Trade and Industry written question – answered at on 8 December 2005.
To ask the Secretary of State for Trade and Industry pursuant to the answer of 16 November 2005, Official Report, column 1360W, on the telephone preference service, how many (a) informal warning letters the Information Commissioner has issued to companies in each of the last five years in respect of breaching the telephone preference scheme and (b) companies have received (i) more than one informalwarning letter, (ii) between two and 10 informal warning letters and (iii) in excess of 10 informal warning letters.
I am advised that as explained in the Commissioner's previous correspondence about statistics, the database that the Commissioner's office uses to record complaints about breaches of the Privacy and Electronic Communications (EC Directive) Regulations 2003 (PECR), which includes the TPS scheme, does not enable his office to determine how many of the complaints they receive about telephone calls are TPS registered. In addition, due to the nature of the casework management system previously used, his office is unable to provide specific numbers for telephone marketing complaints prior to 2004.

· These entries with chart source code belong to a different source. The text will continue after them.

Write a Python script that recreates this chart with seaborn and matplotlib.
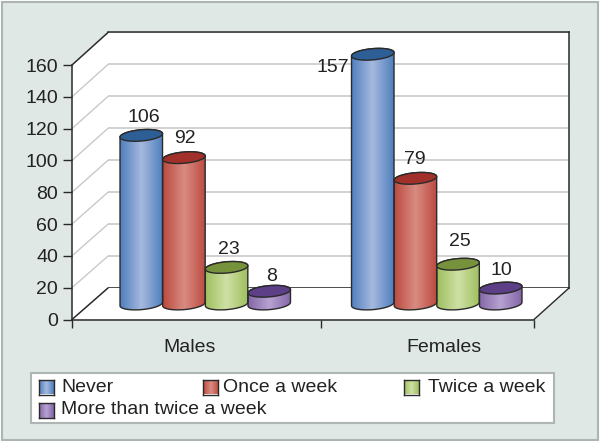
import numpy as np
import pandas as pd
import matplotlib
matplotlib.use("Agg")
import matplotlib.pyplot as plt
import seaborn as sns
from matplotlib.colors import LinearSegmentedColormap
from matplotlib.lines import Line2D
from matplotlib.patches import Polygon, Rectangle
from matplotlib.transforms import IdentityTransform

groups = ["Males", "Females"]
frequencies = ["Never", "Once a week", "Twice a week", "More than twice a week"]
males = [106, 92, 23, 8]
females = [157, 79, 25, 10]
y_ticks = [0, 20, 40, 60, 80, 100, 120, 140, 160]

side_colors = ["#4f7fbe", "#bb4a40", "#9fbf5e", "#8466a8"]
light_colors = ["#a6b9de", "#d98c82", "#cfe0a6", "#b7a3d1"]
top_colors = ["#2d5e95", "#a03029", "#76923c", "#5c3f87"]

# label offsets from the bar top, in pixels
label_dx = [3, 1, 2, 2, -40, -1, 2, 1]
label_dy = [18, 19, 18, 15, -13, 19, 23, 18]

W, H = 600, 441
DARK = "#2a2a2a"
TEXT = "#222222"
FS = 14


def px_box(left, right, top, bottom):
    return [left / W, 1 - bottom / H, (right - left) / W, (bottom - top) / H]


def ellipse_pts(xc, yc, a, b, t, tilt=np.radians(5)):
    x = xc + a * np.cos(t) * np.cos(tilt) - b * np.sin(t) * np.sin(tilt)
    y = yc + a * np.cos(t) * np.sin(tilt) + b * np.sin(t) * np.cos(tilt)
    return np.column_stack([x, y])


df = pd.DataFrame({
    "group": np.repeat(groups, len(frequencies)),
    "frequency": frequencies * len(groups),
    "count": males + females,
})

sns.set_theme(style="white")
plt.rcParams["font.family"] = ["Liberation Sans", "DejaVu Sans"]
plt.rcParams["font.size"] = FS

fig = plt.figure(figsize=(W / 100, H / 100), dpi=100, facecolor="white")
fig.add_artist(Rectangle((1.5, 1.5), 596, 438, transform=IdentityTransform(),
                         facecolor="#dfe8e4", edgecolor="#adb5b1", linewidth=1.5, zorder=-5))

# back wall
back = fig.add_axes(px_box(108, 569, 32.5, 288), zorder=0, facecolor="white")
back.set_xlim(0, 1)
back.set_ylim(0, 160)
back.set_yticks(y_ticks)
back.set_xticks([])
back.tick_params(left=False, labelleft=False)
back.grid(axis="y", color="#c9c9c9", linewidth=1.2)
back.set_axisbelow(True)
for side in ["top", "right", "bottom"]:
    back.spines[side].set_color(DARK)
    back.spines[side].set_linewidth(1.1)
back.spines["left"].set_visible(False)

# front plane with the axes
front = fig.add_axes(px_box(72, 534, 65, 319.5), zorder=2)
front.patch.set_alpha(0)
front.set_xlim(-0.5, 1.5)
front.set_ylim(0, 160)
front.set_yticks(y_ticks)
front.set_yticklabels([str(v) for v in y_ticks], color=TEXT, fontsize=FS)
front.set_xticks([-0.5, 0.578, 1.5])
front.set_xticklabels([])
front.set_xticks([0.011, 1.11], minor=True)
front.set_xticklabels(groups, minor=True, color=TEXT, fontsize=FS)
front.tick_params(axis="y", length=6.5, width=1, color=DARK, pad=3.5, left=True)
front.tick_params(axis="x", which="major", length=6, width=1, color=DARK, bottom=True)
front.tick_params(axis="x", which="minor", length=0, pad=14, bottom=False)
sns.despine(ax=front)
for side in ["left", "bottom"]:
    front.spines[side].set_color(DARK)
    front.spines[side].set_linewidth(1.1)

# side wall, floor and the lines joining front to back
f = front.transData
b = back.transData
fl0, fb0 = f.transform((-0.5, 0))
fr0, _ = f.transform((1.5, 0))
bl0, bb0 = b.transform((0, 0))
br0, _ = b.transform((1, 0))
_, ft = f.transform((0, 160))
_, bt = b.transform((0, 160))
fig.add_artist(Polygon([(fl0, fb0), (fl0, ft), (bl0, bt), (bl0, bb0)], closed=True,
                       transform=IdentityTransform(), facecolor="white", edgecolor="none", zorder=0.2))
fig.add_artist(Polygon([(fl0, fb0), (bl0, bb0), (br0, bb0), (fr0, fb0)], closed=True,
                       transform=IdentityTransform(), facecolor="white", edgecolor="none", zorder=0.2))
for v in y_ticks:
    _, y0 = f.transform((0, v))
    _, y1 = b.transform((0, v))
    end = v in (0, 160)
    fig.add_artist(Line2D([fl0, bl0], [y0, y1], transform=IdentityTransform(),
                          color=DARK if end else "#c9c9c9",
                          linewidth=1.1 if end else 1.0, zorder=0.5))
fig.add_artist(Line2D([fr0, br0], [fb0, bb0], transform=IdentityTransform(),
                      color=DARK, linewidth=1.0, zorder=0.5))

# bars sit half way into the floor
bar_ax = fig.add_axes(px_box(89.5, 552.5, 49.5, 304), zorder=3)
sns.barplot(data=df, x="group", y="count", hue="frequency", hue_order=frequencies,
            order=groups, palette=side_colors, width=0.737, gap=0, linewidth=0,
            legend=False, ax=bar_ax)
bar_ax.set_xlim(-0.5, 1.5)
bar_ax.set_ylim(0, 160)
bar_ax.set_axis_off()

to_px = bar_ax.transData
half_depth = 5.6
for i, container in enumerate(bar_ax.containers):
    cmap = LinearSegmentedColormap.from_list(
        "cyl", [side_colors[i], light_colors[i], side_colors[i]])
    for j, bar in enumerate(container):
        x0 = bar.get_x()
        x1 = x0 + bar.get_width()
        val = bar.get_height()
        (px0, py0), (px1, py1) = to_px.transform([(x0, 0), (x1, val)])
        xc = (px0 + px1) / 2
        a = (px1 - px0) / 2

        lower = ellipse_pts(xc, py0, a, half_depth, np.linspace(np.pi, 2 * np.pi, 60))
        upper = ellipse_pts(xc, py1, a, half_depth, np.linspace(0, np.pi, 60))
        body = Polygon(np.vstack([lower, upper]), closed=True, transform=IdentityTransform(),
                       facecolor="none", edgecolor=DARK, linewidth=1.0, zorder=5, clip_on=False)
        bar_ax.add_patch(body)
        bar.set_clip_path(body)

        shade = bar_ax.imshow(np.linspace(0, 1, 128)[None, :], cmap=cmap, aspect="auto",
                              extent=(x0, x1, -15, val + 15), interpolation="bilinear", zorder=4)
        shade.set_clip_box(fig.bbox)
        shade.set_clip_path(body)

        lid = Polygon(ellipse_pts(xc, py1, a, half_depth, np.linspace(0, 2 * np.pi, 120)),
                      closed=True, transform=IdentityTransform(), facecolor=top_colors[i],
                      edgecolor=DARK, linewidth=1.0, zorder=6, clip_on=False)
        bar_ax.add_patch(lid)

        k = j * len(frequencies) + i
        bar_ax.annotate(str(int(val)), (x0 + bar.get_width() / 2, val),
                        xytext=(label_dx[k], label_dy[k]), textcoords="offset pixels",
                        ha="center", va="center", color=TEXT, fontsize=FS,
                        annotation_clip=False, zorder=7)

# legend box, the columns are not even so it is laid out by hand
fig.add_artist(Rectangle((30.5, H - 423), 523.5, 50, transform=IdentityTransform(),
                         facecolor="white", edgecolor="#aeb5b2", linewidth=1.5, zorder=4))
swatch_x = [39, 202.5, 403.5, 39]
text_x = [61, 223, 428, 61]
row_y = [387, 387, 387, 410]
for i, name in enumerate(frequencies):
    cmap = LinearSegmentedColormap.from_list(
        "swatch", [side_colors[i], light_colors[i], side_colors[i]])
    sw = fig.add_axes(px_box(swatch_x[i], swatch_x[i] + 15, row_y[i] - 7.5, row_y[i] + 7.5), zorder=5)
    sw.imshow(np.linspace(0, 1, 32)[None, :], cmap=cmap, aspect="auto", interpolation="bilinear")
    sw.set_xticks([])
    sw.set_yticks([])
    for s in sw.spines.values():
        s.set_color(DARK)
        s.set_linewidth(1.0)
    fig.text(text_x[i] / W, 1 - row_y[i] / H, name, ha="left", va="center",
             color=TEXT, fontsize=FS, zorder=6)

fig.savefig("out.png", dpi=100, facecolor=fig.get_facecolor())
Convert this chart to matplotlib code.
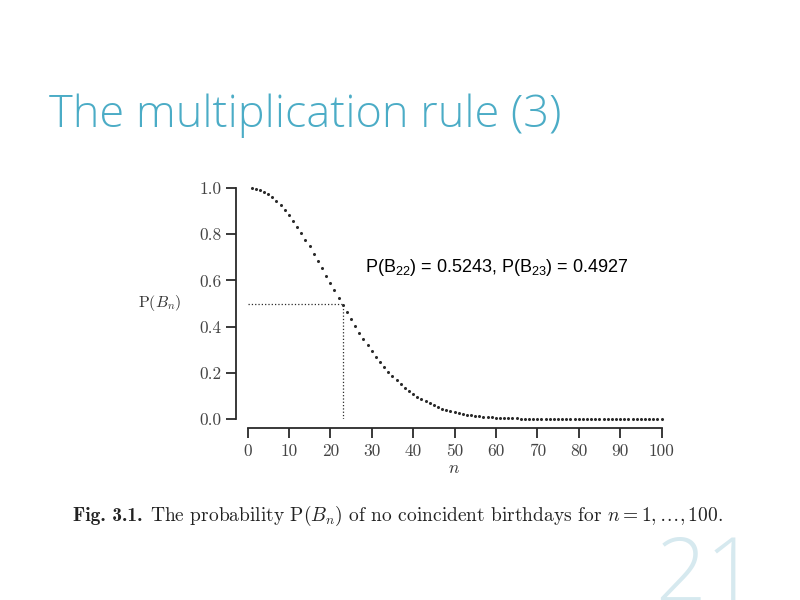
import numpy as np
import matplotlib
matplotlib.use("Agg")
import matplotlib.pyplot as plt

# P(B_n): probability of no coincident birthdays
n_values = list(range(1, 101))
p_values = [
    1.0000, 0.9973, 0.9918, 0.9836, 0.9729, 0.9595, 0.9438, 0.9257, 0.9054, 0.8831,
    0.8589, 0.8330, 0.8056, 0.7769, 0.7471, 0.7164, 0.6850, 0.6531, 0.6209, 0.5886,
    0.5563, 0.5243, 0.4927, 0.4617, 0.4313, 0.4018, 0.3731, 0.3455, 0.3190, 0.2937,
    0.2695, 0.2467, 0.2250, 0.2047, 0.1856, 0.1678, 0.1513, 0.1359, 0.1218, 0.1088,
    0.0968, 0.0860, 0.0761, 0.0671, 0.0590, 0.0518, 0.0452, 0.0394, 0.0342, 0.0296,
    0.0256, 0.0220, 0.0189, 0.0161, 0.0137, 0.0116, 0.0099, 0.0083, 0.0070, 0.0059,
    0.0049, 0.0041, 0.0034, 0.0028, 0.0023, 0.0019, 0.0016, 0.0013, 0.0010, 0.0008,
    0.0007, 0.0006, 0.0004, 0.0004, 0.0003, 0.0002, 0.0002, 0.0001, 0.0001, 0.0001,
    0.0001, 0.0000, 0.0000, 0.0000, 0.0000, 0.0000, 0.0000, 0.0000, 0.0000, 0.0000,
    0.0000, 0.0000, 0.0000, 0.0000, 0.0000, 0.0000, 0.0000, 0.0000, 0.0000, 0.0000,
]
x_ticks = [0, 10, 20, 30, 40, 50, 60, 70, 80, 90, 100]
y_ticks = [0.0, 0.2, 0.4, 0.6, 0.8, 1.0]
n_half = 23
p_half = 0.5

title = "The multiplication rule (3)"
note = r"P(B$_{22}$) = 0.5243, P(B$_{23}$) = 0.4927"
caption_head = "Fig. 3.1."
caption_body = (r"The probability P$(B_n)$ of no coincident "
                r"birthdays for $n = 1, \ldots, 100$.")
page = "21"

plt.rcParams["mathtext.rm"] = "Liberation Sans"
plt.rcParams["mathtext.it"] = "Liberation Sans:italic"

ink = "#2a2a2a"
fig = plt.figure(figsize=(8, 6), dpi=100)
ax = fig.add_axes([247.5 / 800, 1 - 419 / 600, 414 / 800, 231 / 600])

ax.plot(n_values, p_values, linestyle="none", marker="o", ms=1.2,
        color=ink, clip_on=False)
ax.plot([0, n_half], [p_half, p_half], linestyle=":", lw=0.9, color=ink)
ax.plot([n_half, n_half], [0, p_half], linestyle=":", lw=0.9, color=ink)

ax.set_xlim(0, 100)
ax.set_ylim(0, 1)
ax.set_xticks(x_ticks)
ax.set_yticks(y_ticks)
ax.set_yticklabels([f"{v:.1f}" for v in y_ticks])
for side in ["top", "right"]:
    ax.spines[side].set_visible(False)
ax.spines["left"].set_position(("outward", 8))
ax.spines["bottom"].set_position(("outward", 6.5))
ax.spines["left"].set_bounds(0, 1)
ax.spines["bottom"].set_bounds(0, 100)
for side in ["left", "bottom"]:
    ax.spines[side].set_linewidth(1.3)
    ax.spines[side].set_color(ink)
ax.tick_params(direction="out", length=7, width=1.3, color=ink,
               labelcolor="#444444", labelsize=12.5)
ax.tick_params(axis="y", pad=3.5)
ax.tick_params(axis="x", pad=4)
for lab in ax.get_xticklabels() + ax.get_yticklabels():
    lab.set_fontfamily("cmr10")

fig.text(160 / 800, 1 - 303 / 600, r"$\mathrm{P}(B_n)$", ha="center", va="center",
         fontsize=11.5, color="#333333", math_fontfamily="cm")
fig.text(454 / 800, 1 - 468 / 600, r"$n$", ha="center", va="center",
         fontsize=12.5, color="#333333", math_fontfamily="cm")

# caption: bold head, then the rest on the same baseline right after it
cap_y = 1 - 521 / 600
head = fig.text(73 / 800, cap_y, caption_head, ha="left", va="baseline",
                fontsize=14, family="cmb10", color="#222222")
fig.canvas.draw()
head_end = head.get_window_extent().x1
fig.text((head_end + 7) / 800, cap_y, caption_body, ha="left", va="baseline",
         fontsize=14, family="cmr10", color="#222222", math_fontfamily="cm")

fig.text(365 / 800, 1 - 268 / 600, note, ha="left", va="center",
         fontsize=13, family="Liberation Sans", color="black",
         math_fontfamily="custom")

fig.text(49 / 800, 1 - 116 / 600, title, ha="left", va="center",
         fontsize=32.5, family="Open Sans", fontweight="light", color="#4bacc6")
fig.text(706 / 800, 1 - 578 / 600, page, ha="center", va="center",
         fontsize=64, family="Open Sans", fontweight="light", color="#d6e9ef")

fig.savefig("out.png", dpi=100)
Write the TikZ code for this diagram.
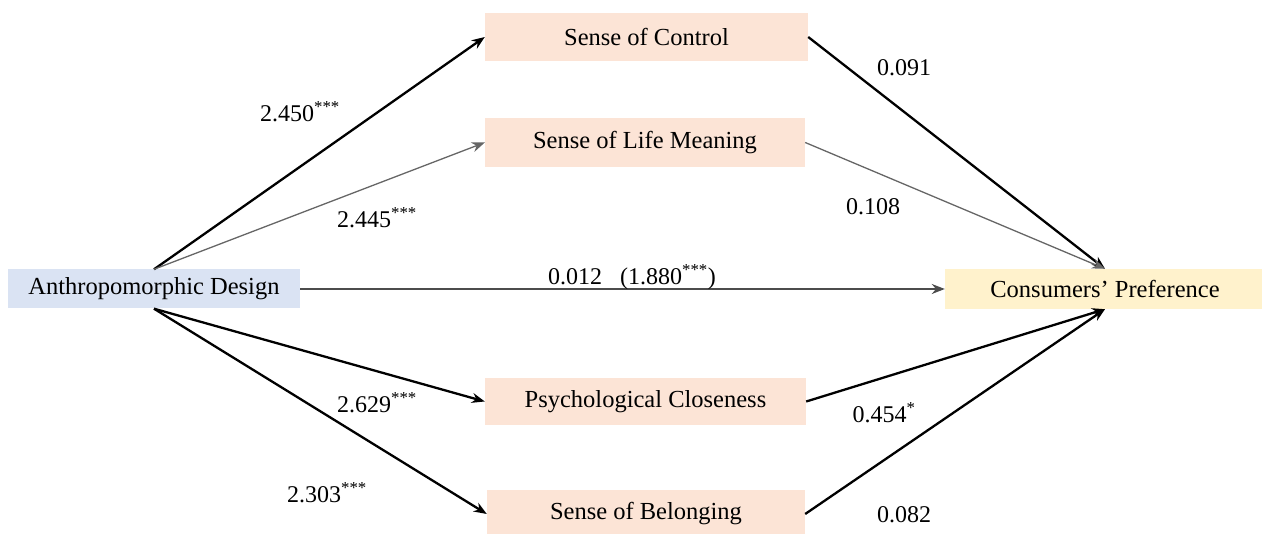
\documentclass[tikz,border=0pt]{standalone}
\usepackage{fontspec}
\setmainfont{Liberation Serif}
\usetikzlibrary{arrows.meta}
\definecolor{boxblue}{HTML}{DAE3F3}
\definecolor{boxpink}{HTML}{FCE4D6}
\definecolor{boxyellow}{HTML}{FFF2CC}
\tikzset{
  box/.style={rectangle, inner sep=0pt, font=\fontsize{24.5}{28}\selectfont},
  lbl/.style={inner sep=0pt, font=\fontsize{24}{28}\selectfont},
  conn/.style={-{Stealth[length=13pt,width=10pt]}, line width=2.3pt, black},
  thinconn/.style={-{Stealth[length=13pt,width=10pt]}, line width=1.3pt, black!60},
  midconn/.style={-{Stealth[length=13pt,width=10pt]}, line width=1.8pt, black!70},
}
\begin{document}
\begin{tikzpicture}[x=1pt,y=-1pt]
\useasboundingbox (0,0) rectangle (1262,534);
\clip (0,0) rectangle (1262,534);
\node[box, fill=boxblue, minimum width=292pt, minimum height=39pt] (ad) at (154,289) {Anthropomorphic Design};
\node[box, fill=boxpink, minimum width=323pt, minimum height=48pt] (soc) at (646.5,37) {Sense of Control};
\node[box, fill=boxpink, minimum width=320pt, minimum height=49pt] (slm) at (645,142.5) {Sense of Life Meaning};
\node[box, fill=boxpink, minimum width=321pt, minimum height=47pt] (pc) at (645.5,401.5) {Psychological Closeness};
\node[box, fill=boxpink, minimum width=318pt, minimum height=48pt] (sb) at (646,514) {Sense of Belonging};
\node[box, fill=boxyellow, minimum width=320pt, minimum height=40pt] (cp) at (1105,289) {Consumers\char"2019\ Preference};

\draw[conn] (ad.north) -- (soc.west);
\draw[thinconn] (ad.north) -- (slm.west);
\draw[midconn] (ad.east) -- (cp.west);
\draw[conn] (ad.south) -- (pc.west);
\draw[conn] (ad.south) -- (sb.west);
\draw[conn] (soc.east) -- (cp.north);
\draw[thinconn] (slm.east) -- (cp.north);
\draw[conn] (pc.east) -- (cp.south);
\draw[conn] (sb.east) -- (cp.south);

\node[lbl] (l1) at (300,112) {2.450\textsuperscript{***}};
\node[lbl] (l2) at (377,218) {2.445\textsuperscript{***}};
\node[lbl] (l3) at (632,277) {0.012\ \ \ (1.880\textsuperscript{***})};
\node[lbl] (l4) at (377,403) {2.629\textsuperscript{***}};
\node[lbl] (l5) at (327,493) {2.303\textsuperscript{***}};
\node[lbl] (l6) at (904,68) {0.091};
\node[lbl] (l7) at (873,207) {0.108};
\node[lbl] (l8) at (884,413) {0.454\textsuperscript{*}};
\node[lbl] (l9) at (904,515) {0.082};
\end{tikzpicture}
\end{document}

The number of letters the Commissioner's office wrote to organisations that were alleged to be at fault was 597 in 2004 and 1,125 so far this year. The increase in complaints corresponds with the sharp increase in TPS registrations. On the issue of multiple warning letters to individual companies, his office is unable to provide precise statistics from their database, although there are a number of companies that they have written to on several occasions for potential breaches of PECR. Where it is considered that a company has persistently breached PECR, cases are sent to their new Regulatory Action Division who consider enforcement.